A performance based seismic design method for eccentrically braced frames (EBFs) and buckling restrained braced frames (BRBFs) is developed herein. The method is a force-based seismic design one where the design base shear is obtained by using different modal strength reduction factors for each one of the first four modes of the frame, instead of using a constant behavior factor for all modes as in all current design codes. These modal strength reduction factors incorporate the dynamic characteristics of the structure, different soil types and different performance targets. Thus, the proposed method can automatically satisfy deformation demands at all performance levels without requiring deformation checks, as it is the case with code-based design methods. The basic concept of the method is associated with the determination of an equivalent elastic structure that retains the mass and initial stiffness of the original nonlinear one, and is characterized by high amounts of viscous damping in order to equilibrate the nonlinear energy of dissipation by the viscous one.

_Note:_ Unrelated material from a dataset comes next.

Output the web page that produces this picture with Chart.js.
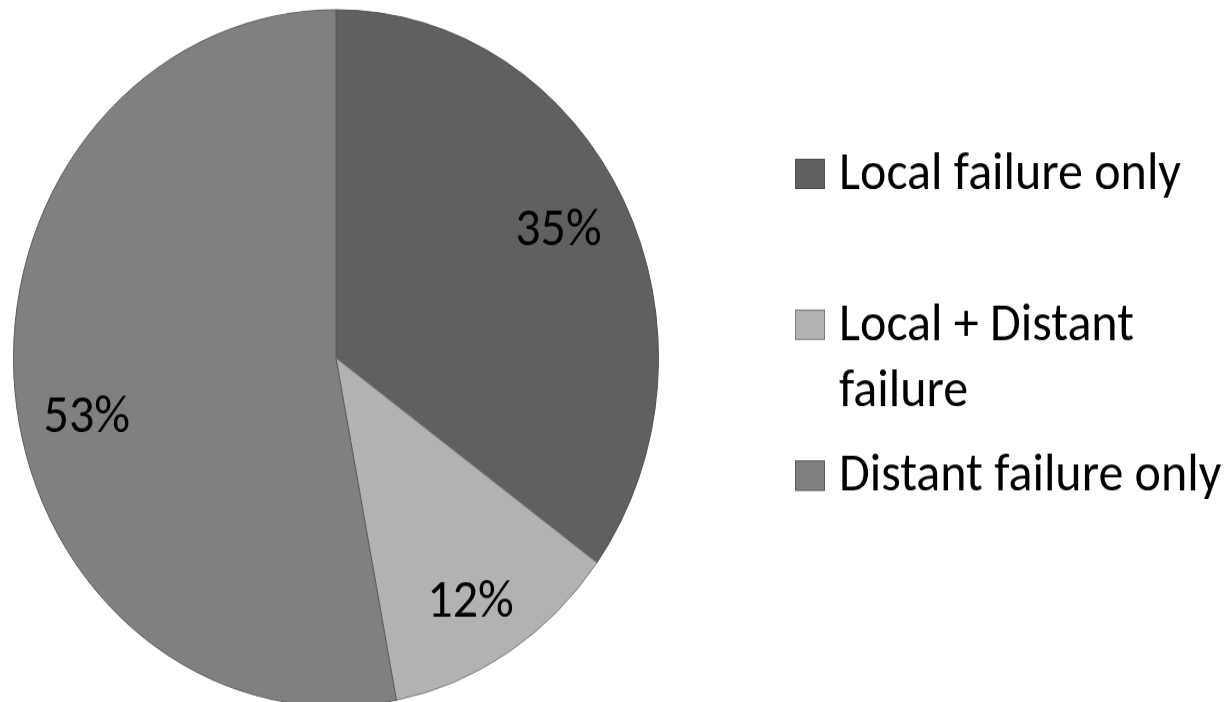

The above mentioned factors are obtained through the use of extensive parametric studies on 98 steel plane frames subjected to 100 far-field ground motions. Empirical expressions for those modal strength reduction factors as functions of period, deformation/damage and soil types, which can be used directly in conjunction with the conventional elastic pseudo-acceleration design spectra with 5% damping for seismic design of steel EBFs and BRBFs, are provided. The proposed method is illustrated with representative numerical examples that demonstrate its advantage over code-based seismic design methods.